New York Attorney General Letitia James was hit this week with a federal indictment accusing her of mortgage fraud and making false statements related to a 2020 Virginia property purchase, a stunning turn that exposes the wreckage left when politics and prosecutions collide. The charges allege she misrepresented the intended use of the home to obtain lower mortgage rates — an allegation James immediately called baseless and politically motivated.

According to prosecutors, the loan paperwork and subsequent filings painted a different picture than what actually occurred, costing lenders roughly $18,933 in preferential interest that she allegedly secured by misrepresenting the property’s status. If the case proceeds, it will test whether once-vaunted standards of political immunity still shield partisan officials from ordinary accountability.

The procedural drama here is telling: a long-time prosecutor reportedly balked at bringing charges and left the matter rather than sign on, and a new, politically appointed U.S. attorney took the unusual step of personally presenting the indictment to a grand jury. Those moves raise legitimate questions about how prosecution decisions are being made — and whether raw political loyalty, not dispassionate evidence-gathering, has become the new normal.

Letitia James built a public brand on crusading against Donald Trump, famously insisting that “no one is above the law” while she pursued high-profile civil actions against him and his business empire. Now that mantra has been turned back on its author, which should make every American who believes in equal justice under the law sit up and take notice.

Unsurprisingly, the partisan lines were drawn immediately: Democratic leaders rallied to James’s defense and denounced the indictment as weaponized retribution, while conservatives pointed to the glaring hypocrisy of her campaign rhetoric. Even some voices on the left have privately winced at the optics, with mainstream anchors noting that public promises to go after political opponents make later claims of victimhood look thin.

This isn’t just theater for the base; it’s a warning about double standards that corrode public trust. For years, Democrat prosecutors and state attorneys general used the apparatus of justice to pursue political enemies with elastic theories and sprawling investigations — now the same tools appear to be turned on one of their own, and the American people deserve honest answers, not partisan spin.
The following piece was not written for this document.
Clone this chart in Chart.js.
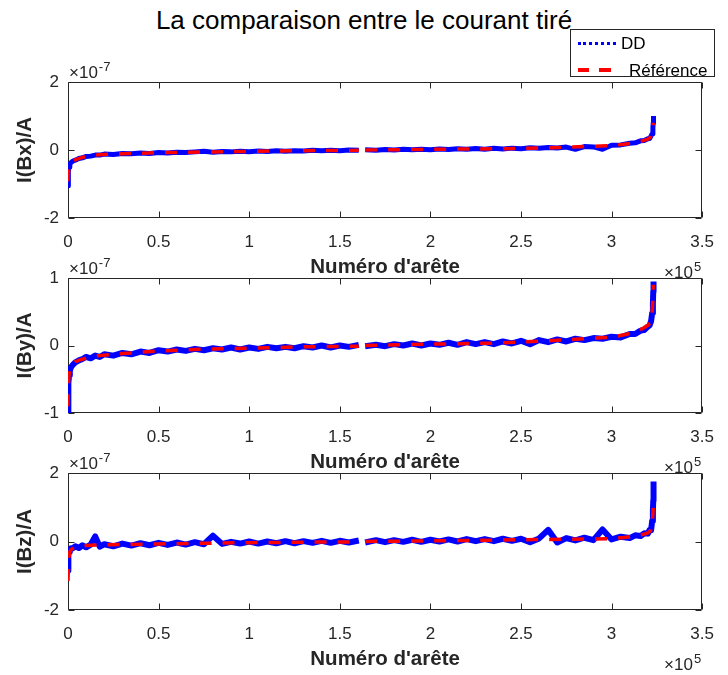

Conservative commentators will rightly demand a full accounting: show the evidence, explain why a career prosecutor refused to sign off, and let an impartial court do its job without hyperventilating from either side. If James is innocent, she’ll be vindicated; if she is guilty, there must be no special treatment because of office or ideology — the rule of law must apply equally.

At the end of the day, this episode is a reminder that the rot of partisan prosecutorial zeal doesn’t belong in Washington or Albany. Americans of every political stripe should want prosecutors to follow evidence, not agendas, and to see that accountability is blind to power and politics — a principle worth defending even when it cuts against our preferred side.